= Catavi massacre =

1942 massacre of striking miners in Bolivia

The Catavi massacre was a massacre of striking miners by Bolivian government forces at the Catavi mine on 21 December 1942. According to the official report, 19 miners were killed and 400 wounded, while estimates by the workers themselves reported up to 400 deaths.

==Background==
The workers' movement made some nominal political gains in the late 1930s as a result of the political shift after the Chaco War of 1932–1935. Left-wing political parties took the place of some of the traditional conservative forces in the Bolivian Congress, but the government of President Enrique Peñaranda continued to adhere to conservative policies.

A law establishing the right to collective bargaining had been passed by the Germán Busch government, but the government's perceived shift on labor issues remained untested until the 1942 miners' strike. Bolivia had formally entered World War II on the side of the Allied Powers after the Japanese attack on Pearl Harbor in December 1941, and the Peñaranda government held that wartime strikes represented an unacceptable disruption of Bolivian production for the United States.

Workers at the Catavi mine lived in deplorable conditions, with families living in company huts without running water or toilets, with multiple families in a single room. Access to health care and education was limited.

==Massacre==
When Siglo XX and Catavi mine workers presented a petition demanding a 100% increase in wages in 1942, management refused to negotiate and the miners' union leaders called for a strike. The government then arrested all union officials and killed seven miners protesting the arrest of the union officials. In response, 7,000 miners went on a five-day strike from 15 December 1942 to 20 December 1942. When the mine workers proceeded to march toward management offices on 21 December 1942, the Bolivian military surrounded the crowd and fired for six hours.
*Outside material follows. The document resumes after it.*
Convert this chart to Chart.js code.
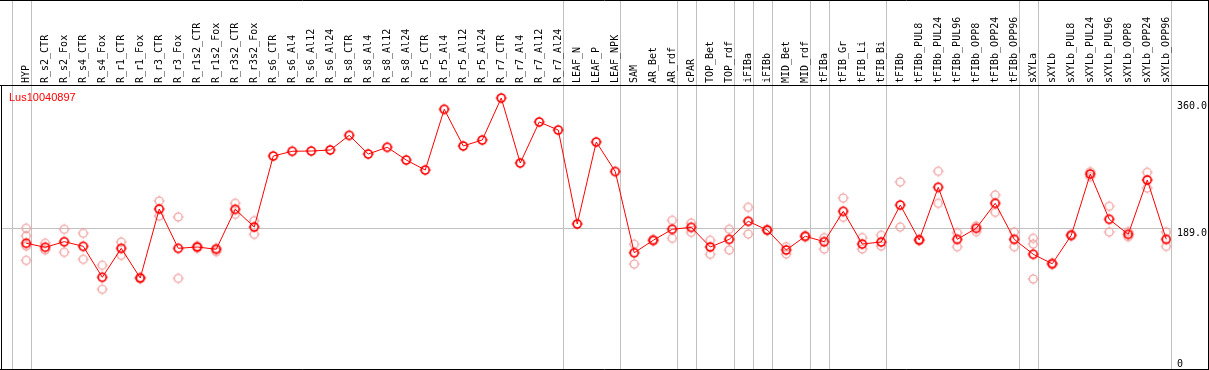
<!DOCTYPE html>
<html><head><meta charset="utf-8">
<script src="https://cdn.jsdelivr.net/npm/chart.js@4/dist/chart.umd.min.js"></script>
<style>html,body{margin:0;padding:0;background:#fff;overflow:hidden}#wrap{width:1209px;height:370px;position:relative}</style>
</head><body><div id="wrap"><canvas id="c" width="1209" height="370"></canvas></div>
<script>
const geneId = 'Lus10040897';
const categories = ['HYP','R_s2_CTR','R_s2_Fox','R_s4_CTR','R_s4_Fox','R_r1_CTR','R_r1_Fox','R_r3_CTR','R_r3_Fox','R_r1s2_CTR','R_r1s2_Fox','R_r3s2_CTR','R_r3s2_Fox','R_s6_CTR','R_s6_Al4','R_s6_Al12','R_s6_Al24','R_s8_CTR','R_s8_Al4','R_s8_Al12','R_s8_Al24','R_r5_CTR','R_r5_Al4','R_r5_Al12','R_r5_Al24','R_r7_CTR','R_r7_Al4','R_r7_Al12','R_r7_Al24','LEAF_N','LEAF_P','LEAF_NPK','SAM','AR_Bet','AR_rdf','cPAR','TOP_Bet','TOP_rdf','iFIBa','iFIBb','MID_Bet','MID_rdf','tFIBa','tFIB_Gr','tFIB_Li','tFIB_Bi','tFIBb','tFIBb_PUL8','tFIBb_PUL24','tFIBb_PUL96','tFIBb_OPP8','tFIBb_OPP24','tFIBb_OPP96','sXYLa','sXYLb','sXYLb_PUL8','sXYLb_PUL24','sXYLb_PUL96','sXYLb_OPP8','sXYLb_OPP24','sXYLb_OPP96'];
const meanValues = [168.9,163.5,171.0,164.8,123.2,162.1,122.2,214.9,162.1,163.9,160.8,214.5,190.7,286.1,292.5,292.8,294.2,313.9,288.8,297.8,280.7,267.3,348.9,299.6,307.6,364.0,276.7,331.8,321.0,194.8,304.9,265.3,156.2,172.9,187.7,190.3,163.9,174.2,198.4,186.7,159.9,178.3,171.0,211.8,167.9,170.6,220.3,173.3,244.1,174.2,189.0,222.6,174.2,154.1,141.4,179.6,261.9,201.1,180.9,253.9,174.2];
const rep1 = [189.0,168.9,187.7,182.3,139.3,170.6,123.2,225.7,204.2,165.6,162.5,222.6,199.2,null,null,null,null,null,null,null,null,null,null,null,null,null,null,null,null,null,null,null,167.5,174.2,199.7,196.1,172.9,187.7,217.2,187.7,164.3,179.1,176.4,229.7,176.4,179.6,251.2,174.5,265.6,183.1,192.1,233.7,184.0,175.6,142.5,180.9,265.0,218.6,184.4,264.2,184.0];
const rep2 = [146.0,159.9,156.8,147.4,107.1,152.7,121.3,205.5,121.8,162.1,157.6,207.8,180.9,null,null,null,null,null,null,null,null,null,null,null,null,null,null,null,null,null,null,null,141.0,171.9,175.6,183.6,154.1,159.9,181.3,185.8,154.5,177.3,161.2,203.8,161.2,165.2,190.7,172.0,222.6,164.3,184.4,210.5,164.3,120.9,140.3,178.7,258.3,184.0,177.7,243.1,164.8];
const rep3 = [178.7,null,null,null,null,null,null,null,null,null,null,null,null,null,null,null,null,null,null,null,null,null,null,null,null,null,null,null,null,null,null,null,null,null,null,null,null,null,null,null,null,null,null,null,null,null,null,null,null,null,null,null,null,167.9,null,null,null,null,null,null,null];
const rep4 = [165.2,null,null,null,null,null,null,null,null,null,null,null,null,null,null,null,null,null,null,null,null,null,null,null,null,null,null,null,null,null,null,null,null,null,null,null,null,null,null,null,null,null,null,null,null,null,null,null,null,null,null,null,null,null,null,null,null,null,null,null,null];
const groupEnds = [-1,0,28,31,34,35,37,38,39,41,42,45,52,53,60];
const yTicks = [0,189,360];
const yTickLabels = ['0','189.0','360.0'];

function marker(color, lw) {
  const c = document.createElement('canvas');
  c.width = 14; c.height = 14;
  const g = c.getContext('2d');
  g.strokeStyle = color; g.lineWidth = lw;
  g.beginPath(); g.arc(7, 7, 4, 0, Math.PI * 2); g.stroke();
  g.lineWidth = 1;
  g.beginPath();
  g.moveTo(7, 1.5); g.lineTo(7, 3);
  g.moveTo(7, 11); g.lineTo(7, 12.5);
  g.moveTo(1.5, 7); g.lineTo(3, 7);
  g.moveTo(11, 7); g.lineTo(12.5, 7);
  g.stroke();
  return c;
}
const mainMarker = marker('#ff0000', 1.7);
const repMarker = marker('#f09a9a', 1.2);

const toPts = arr => arr.map((v, i) => ({x: i, y: v})).filter(p => p.y !== null);

const framePlugin = {
  id: 'frame',
  afterDraw(chart) {
    const ctx = chart.ctx;
    ctx.save();
    ctx.strokeStyle = '#000'; ctx.lineWidth = 1;
    ctx.beginPath();
    ctx.moveTo(0, 0.5); ctx.lineTo(1209, 0.5);
    ctx.moveTo(1208.5, 0); ctx.lineTo(1208.5, 370);
    ctx.moveTo(0, 369.5); ctx.lineTo(1209, 369.5);
    ctx.moveTo(1.5, 85); ctx.lineTo(1.5, 370);
    ctx.moveTo(0, 85.5); ctx.lineTo(1209, 85.5);
    ctx.stroke();
    ctx.fillStyle = '#ff0000';
    ctx.font = '11px "Liberation Sans", Arial, sans-serif';
    ctx.textBaseline = 'alphabetic';
    ctx.fillText(geneId, 9, 101);
    ctx.restore();
  }
};

const sepVals = groupEnds.map(g => g + 0.25);
const xMax = 60.25;
const xMin = xMax - 1169 / 19;

function noPad(scale) {
  scale.paddingLeft = 0; scale.paddingRight = 0; scale.paddingTop = 0; scale.paddingBottom = 0;
}

new Chart(document.getElementById('c'), {
  type: 'line',
  data: {
    datasets: [
      {label: 'mean', data: toPts(meanValues), borderColor: '#ff0000', borderWidth: 1, pointStyle: mainMarker, tension: 0, order: 0, fill: false},
      {label: 'r1', data: toPts(rep1), showLine: false, pointStyle: repMarker, order: 1},
      {label: 'r2', data: toPts(rep2), showLine: false, pointStyle: repMarker, order: 2},
      {label: 'r3', data: toPts(rep3), showLine: false, pointStyle: repMarker, order: 3},
      {label: 'r4', data: toPts(rep4), showLine: false, pointStyle: repMarker, order: 4}
    ]
  },
  options: {
    responsive: false,
    animation: false,
    devicePixelRatio: 1,
    events: [],
    layout: {autoPadding: false, padding: {left: 2, right: 0, top: 0, bottom: 1}},
    plugins: {legend: {display: false}, tooltip: {enabled: false}, title: {display: false}},
    scales: {
      x: {
        type: 'linear', position: 'top', min: xMin, max: xMax,
        afterBuildTicks(scale) {
          const t = categories.map((c, i) => ({value: i})).concat(sepVals.map(v => ({value: v})));
          t.sort((a, b) => a.value - b.value);
          scale.ticks = t;
        },
        afterFit(scale) { scale.height = 85; noPad(scale); },
        ticks: {
          autoSkip: false, minRotation: 90, maxRotation: 90, padding: -83, labelOffset: 12,
          color: '#000', font: {family: '"DejaVu Sans Mono", monospace', size: 10},
          callback: v => Number.isInteger(v) ? categories[v] : ''
        },
        grid: {
          drawTicks: true, tickLength: 85, lineWidth: 1,
          color: c => Number.isInteger(c.tick.value) ? 'rgba(0,0,0,0)' : '#c0c0c0',
          tickColor: c => Number.isInteger(c.tick.value) ? 'rgba(0,0,0,0)' : '#c0c0c0'
        },
        border: {display: true, color: '#000', width: 1}
      },
      y: {
        type: 'linear', position: 'right', min: 0, max: 381.5,
        afterBuildTicks(scale) { scale.ticks = yTicks.map(v => ({value: v})); },
        afterFit(scale) { scale.width = 38; noPad(scale); },
        ticks: {
          padding: 6, color: '#000', font: {family: '"DejaVu Sans Mono", monospace', size: 10, lineHeight: 1.0},
          callback: v => { const s = yTickLabels[yTicks.indexOf(v)]; return v === 0 ? [s, ''] : ['', s]; }
        },
        grid: {
          drawTicks: false,
          color: c => c.tick && c.tick.value === 189 ? '#c0c0c0' : 'rgba(0,0,0,0)'
        },
        border: {display: false}
      }
    }
  },
  plugins: [framePlugin]
});
</script>
</body></html>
The official report was that there were 19 deaths and 400 wounded, while estimates by the workers themselves reported up to 400 deaths.

==Aftermath==
The massacre resulted in an open rupture in the already deteriorating relations between Peñaranda and the moderate and radical reform parties within the Bolivian Congress. The Congress initiated a censure motion after the Catavi Massacre. The motion failed by a single vote. One notable victim was María Barzola, who was later celebrated as a martyr to the cause.